Ductless heating and cooling is, by definition, far more efficient and flexible than typical ducted systems. In the video below, Jamie Callahan of Columbia-based Air & Water Solutions talks about our Mitsubishi Electric ductless heating and cooling system, also known as a mini split.
“The United States is the only place that uses duct work,” Callahan says. “Everywhere else in the world has been using mini splits for over 40 years. So we’re just behind on the technology.”
Ventilating a Green Building
Our green building is sealed and insulated to the point of being airtight, which poses unique ventilation challenges. The Zehnder HRV system was custom designed for the needs of this house.
“With this house being so tight, you have to control moisture, smells, VOCs,” Callahan says.
The HRV system replaces the stale, humid indoor air with fresh air from outside. Inside the energy recovery core, energy from the “old” air heats the incoming “new” air to nearly the same temperature before distributing it in the home.
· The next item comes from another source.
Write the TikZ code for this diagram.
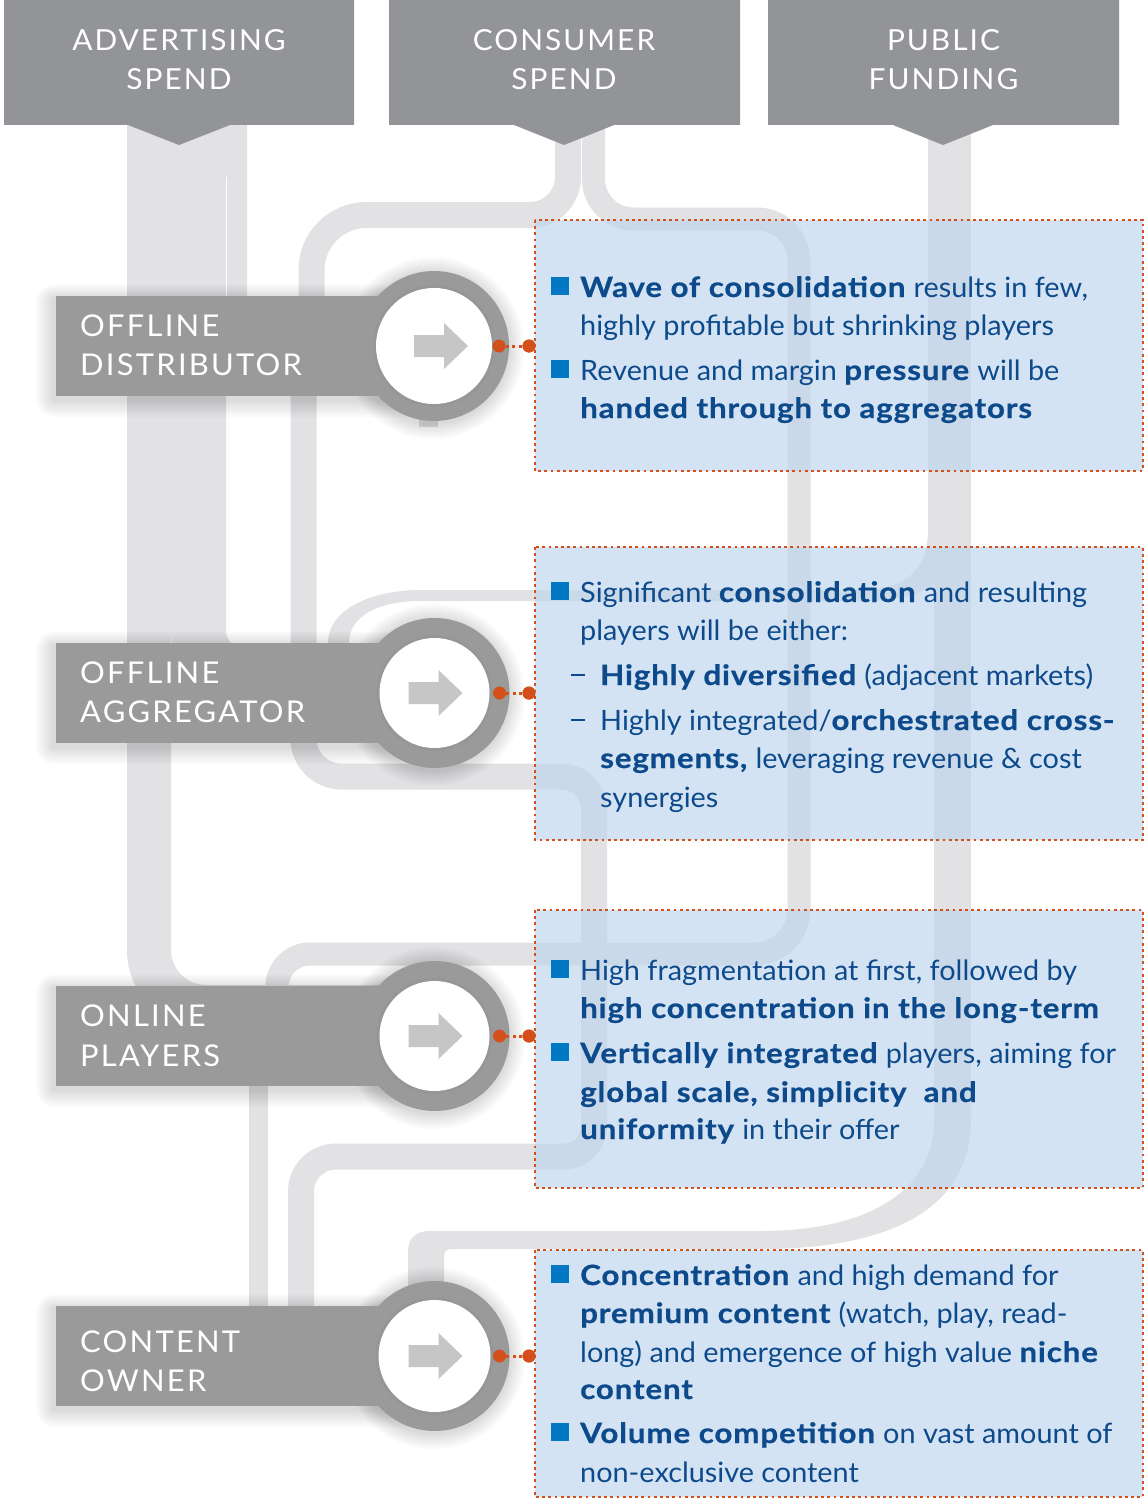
\documentclass[tikz,border=0pt]{standalone}
\usepackage{fontspec}
\setmainfont{Lato}[UprightFeatures={FakeStretch=1.03}, BoldFeatures={FakeStretch=1.12, FakeBold=0.6, LetterSpace=3}]

\definecolor{headgray}{HTML}{939497}
\definecolor{labelgray}{HTML}{999A99}
\definecolor{pipegray}{HTML}{E2E1E3}
\definecolor{boxblue}{HTML}{BFD5ED}
\definecolor{textblue}{HTML}{0D4A8B}
\definecolor{bulletblue}{HTML}{0078C4}
\definecolor{dotorange}{HTML}{D4501A}
\definecolor{arrowgray}{HTML}{C6C6C6}

\begin{document}
\begin{tikzpicture}[x=1pt,y=-1pt,
  pipe/.style={draw=pipegray, line cap=butt},
  pipefill/.style={fill=pipegray},
  header/.style={fill=headgray},
  headtxt/.style={text=white, inner sep=0pt, anchor=base,
    font=\fontsize{29}{34}\selectfont\addfontfeatures{LetterSpace=7}},
  halo/.style={fill=black, opacity=0.016},
  labelbox/.style={fill=labelgray},
  labeltxt/.style={text=white, inner sep=0pt, anchor=base west,
    font=\fontsize{30}{36}\selectfont\addfontfeatures{LetterSpace=7.5}},
  ring/.style={fill=labelgray},
  notebox/.style={draw=dotorange, line width=2.6pt, dash pattern=on 2.8pt off 3.4pt,
    fill=boxblue, fill opacity=0.66},
  txt/.style={text=textblue, inner sep=0pt, anchor=base west,
    font=\fontsize{28}{34}\selectfont},
  dot/.style={circle, fill=dotorange, inner sep=0pt, minimum size=13pt},
  link/.style={draw=dotorange, line width=3pt, dash pattern=on 3pt off 3.5pt},
]
\useasboundingbox (0,0) rectangle (1147,1501);
\fill[white] (0,0) rectangle (1147,1501);

% ---------- flow pipes ----------
% advertising spend
\draw[pipe, line width=44] (149,125) [rounded corners=57] -- (149,1007) -- (430,1007);
\draw[pipe, line width=55] (198.5,125) [rounded corners=47] -- (198.5,677) -- (430,677);
\draw[pipe, line width=21] (236.5,125) [rounded corners=25] -- (236.5,346) -- (430,346);
\draw[white, line width=1] (226,177) -- (226,296);
% consumer spend, left branch
\draw[pipe, line width=26] (568,125) [rounded corners=38] -- (568,215)
   [rounded corners=55] -- (311.5,215) [rounded corners=0] -- (311.5,335) -- (303.5,350)
   [rounded corners=38] -- (303.5,776.5) [rounded corners=33] -- (594,776.5)
   [rounded corners=30] -- (594,1156.5) [rounded corners=35] -- (301,1156.5) -- (301,1330);
% consumer spend, right branch
\draw[pipe, line width=23] (593.5,125) [rounded corners=40] -- (593.5,219)
   [rounded corners=42] -- (799,219) [rounded corners=45] -- (799,954)
   [rounded corners=33] -- (277,954) -- (277,1010);
% public funding
\draw[pipe, line width=43] (949.5,125) -- (949.5,560);
\draw[pipe, line width=37] (952.5,540) -- (952.5,1100);
\fill[pipefill] (934,1080) -- (934,1120) .. controls (934,1190) and (870,1231) .. (760,1231)
   -- (430,1231) .. controls (416,1231) and (408,1238) .. (408,1252) -- (408,1300)
   -- (444,1300) -- (444,1256) .. controls (444,1251) and (447,1249) .. (452,1249)
   -- (760,1249) .. controls (905,1249) and (971,1200) .. (971,1120) -- (971,1080) -- cycle;
\fill[pipefill] (328,660) -- (328,643) .. controls (328,610) and (370,590) .. (421,590)
   -- (860,590) .. controls (905,590) and (928,570) .. (928,530) -- (945,530)
   -- (945,560) .. controls (945,590) and (910,601) .. (860,601) -- (421,601)
   .. controls (380,601) and (349,615) .. (349,643) -- (349,660) -- cycle;
% short stub and link between the lower labels
\fill[pipefill] (419,380) rectangle (438,427);
\draw[pipe, line width=19] (258.5,1060) -- (258.5,1330);

% ---------- header blocks ----------
\fill[header] (4,0) -- (354,0) -- (354,125) -- (230,125) -- (179,145) -- (128,125) -- (4,125) -- cycle;
\fill[header] (389,0) -- (740,0) -- (740,125) -- (614,125) -- (564,145) -- (514,125) -- (389,125) -- cycle;
\fill[header] (768,0) -- (1119,0) -- (1119,125) -- (993,125) -- (943,145) -- (893,125) -- (768,125) -- cycle;
\node[headtxt] (h1a) at (179,51) {ADVERTISING};
\node[headtxt] (h1b) at (179,90) {SPEND};
\node[headtxt] (h2a) at (564,51) {CONSUMER};
\node[headtxt] (h2b) at (564,90) {SPEND};
\node[headtxt] (h3a) at (943.5,51) {PUBLIC};
\node[headtxt] (h3b) at (943.5,90) {FUNDING};

% ---------- player labels with circles ----------
\foreach \n/\top/\cx/\ri/\ax in {1/296/434/58/6, 2/643/434.5/55/0, 3/986/434.5/55/0, 4/1306/434.5/56/0} {
  \pgfmathsetmacro{\cy}{\top+50}
  % soft halo under the label and the ring
  \foreach \k in {1,...,9} {
    \fill[halo, rounded corners=2*\k] (56-2*\k-2,\top-1.6*\k+3) rectangle (430,\top+100+2*\k+3);
    \fill[halo] (\cx-1,\cy+2) circle (75+1.8*\k);
  }
  \fill[labelbox] (56,\top) rectangle (430,\top+100);
  \fill[ring] (\cx,\cy) circle (75);
  \draw[black!45, opacity=0.25, line width=3] (\cx,\cy) circle (\ri+1.5);
  \fill[white] (\cx,\cy) circle (\ri);
  \fill[arrowgray] (\cx-26+\ax,\cy-11) -- (\cx+4+\ax,\cy-11) -- (\cx+4+\ax,\cy-23)
     -- (\cx+28+\ax,\cy) -- (\cx+4+\ax,\cy+23) -- (\cx+4+\ax,\cy+11) -- (\cx-26+\ax,\cy+11) -- cycle;
  \node[dot] (d\n a) at (\cx+65,\cy) {};
  \node[dot] (d\n b) at (529,\cy) {};
  \draw[link] (d\n a) -- (d\n b);
}
\node[labeltxt] (l1a) at (80,336) {OFFLINE};
\node[labeltxt] (l1b) at (80,375) {DISTRIBUTOR};
\node[labeltxt] (l2a) at (80,683) {OFFLINE};
\node[labeltxt] (l2b) at (80,722) {AGGREGATOR};
\node[labeltxt] (l3a) at (80,1026) {ONLINE};
\node[labeltxt] (l3b) at (80,1066) {PLAYERS};
\node[labeltxt] (l4a) at (80,1352) {CONTENT};
\node[labeltxt] (l4b) at (80,1391) {OWNER};

% ---------- note boxes ----------
\path[notebox] (535,220) rectangle (1143,471);
\path[notebox] (535,547) rectangle (1143,840);
\path[notebox] (535,910) rectangle (1143,1188);
\path[notebox] (535,1250) rectangle (1143,1497);
\foreach \n in {1,2,3,4} { \node[dot] at (d\n b) {}; }

% bullets
\foreach \y in {297,380,602,980,1063,1285,1443}
  \fill[bulletblue] (551,\y-20) rectangle (569,\y-2);
\foreach \y in {685,730}
  \fill[textblue] (571,\y-11) rectangle (585,\y-9.5);

% box 1
\node[txt] (t1a) at (580,297) {\textbf{Wave of consolidation} results in few,};
\node[txt] (t1b) at (580,335) {highly profitable but shrinking players};
\node[txt] (t1c) at (580,380) {Revenue and margin \textbf{pressure} will be};
\node[txt] (t1d) at (580,418) {\textbf{handed through to aggregators}};
% box 2
\node[txt] (t2a) at (580,602) {Significant \textbf{consolidation} and resulting};
\node[txt] (t2b) at (580,640) {players will be either:};
\node[txt] (t2c) at (600,685) {\textbf{Highly diversified} (adjacent markets)};
\node[txt] (t2d) at (600,730) {Highly integrated/\textbf{orchestrated cross-}};
\node[txt] (t2e) at (600,768) {\textbf{segments,} leveraging revenue \& cost};
\node[txt] (t2f) at (600,807) {synergies};
% box 3
\node[txt] (t3a) at (580,980) {High fragmentation at first, followed by};
\node[txt] (t3b) at (580,1018) {\textbf{high concentration in the long-term}};
\node[txt] (t3c) at (580,1063) {\textbf{Vertically integrated} players, aiming for};
\node[txt] (t3d) at (580,1102) {\textbf{global scale, simplicity\ \ and}};
\node[txt] (t3e) at (580,1139) {\textbf{uniformity} in their offer};
% box 4
\node[txt] (t4a) at (580,1285) {\textbf{Concentration} and high demand for};
\node[txt] (t4b) at (580,1323) {\textbf{premium content} (watch, play, read-};
\node[txt] (t4c) at (580,1362) {long) and emergence of high value \textbf{niche}};
\node[txt] (t4d) at (580,1399) {\textbf{content}};
\node[txt] (t4e) at (580,1443) {\textbf{Volume competition} on vast amount of};
\node[txt] (t4f) at (580,1482) {non-exclusive content};
\end{tikzpicture}
\end{document}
This creates constant indoor climate stability.
“It’s complete comfort control, as well as energy savings,” Callahan says. “So we’re far above and beyond a standard construction home on efficiencies.”
Thermally Boring means Energy Efficient
In the video below, green building expert Dave Horton uses a thermal imaging system to detect heat transfer in our eco house. Buildings are full of thermal bridges, or areas where energy typically escapes: the slab foundation, doors and windows, walls and ceiling, and the roof. Luckily, green building insulation can dramatically reduce heat transfer. This is one time when boring is best—Horton’s thermal imager showed very little activity.
“There’s not a whole lot that looks thermally different,” Horton said. “If it’s thermally boring like that, that’s what you want. You want it to all just look the same.”
Horton says this project “could very well be the greenest house that I’ve ever worked on, if not the greenest house anyone has ever worked on.”